The above is a low-level alert, meaning that priority is set too low. But we have a high-priority alert when a bunch of people in the company are suddenly reporting phishing messages. This gives us the heads up that there’s a new phish method and it’s getting through.

a lot of phish delivered today

Sometimes email can get through the pre-delivery rules and later get removed. This is called the zap filter and this rule lets us know that it happened.

some phish got through

And what if someone clicked a rule that was found to be phishing? Hopefully, Microsoft’s SmartScreen caught it, but we need to know when a malicious URL was clicked.

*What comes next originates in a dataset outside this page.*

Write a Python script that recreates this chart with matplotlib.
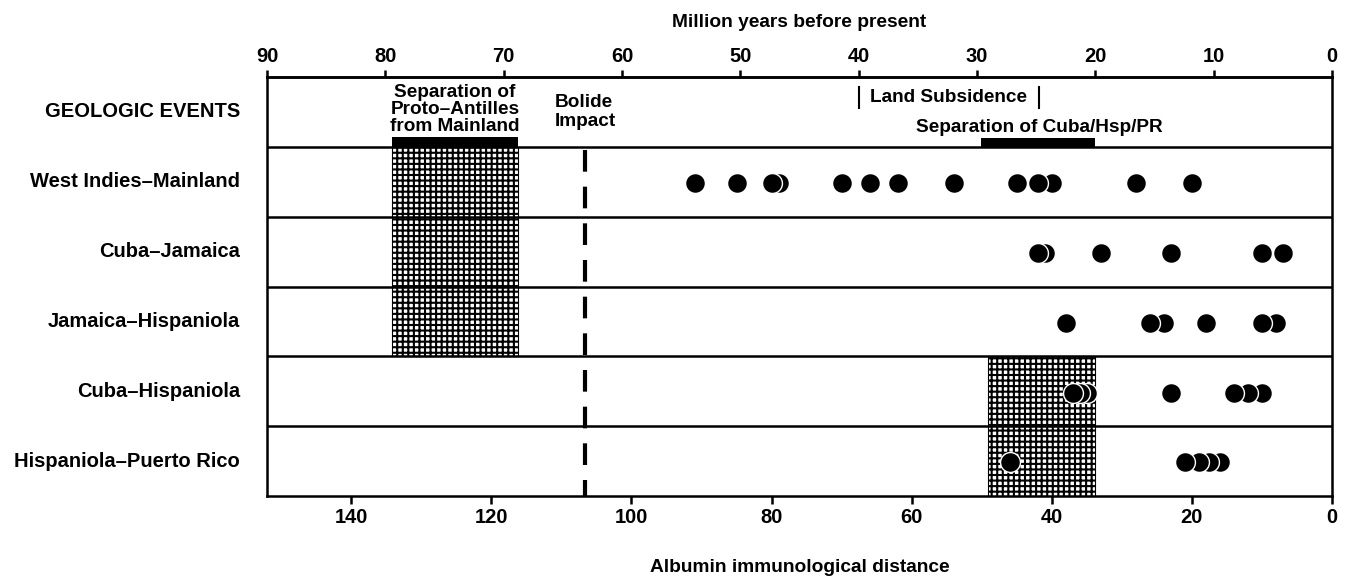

That it was detected and triggered this alert is a good thing but again this is our opportunity to let the rest of our user population know how to avoid it.

a bad URL was clicked

Email redirection has been setup: Above, we set up a policy to prevent mail from being redirected off the domain but what if it was attempted? We might have a breach going on and need to know about it. This alert does that for us.

A forwarding rule was set up

And this one lets us know if Microsoft blocked our user for similar activity.

someone was blocked

Reporting

Is your Microsoft 365 administrator properly managing your cloud email environment? It’s hard to know if you aren’t the administrator yourself. But you could ask for access to the management portal, which should allow you to review the reports. Here’s what you should be seeing at a minimum. The below results are for a seven person company. Multiply up for your company size.

microsoft 365 reporting safe attachment and links

did email protections work

phish reviewcloud email

summary of breach investigations

Cloud email security: Definitely not hands-off

There’s a lot that can be done to protect your cloud email environment. Just because your email infrastructure has gone to the cloud doesn’t mean that it’s hands-off now. In fact, it’s all hands on deck — and after reading this tutorial, your cloud email administrator has the toolset that’s needed to do the job right.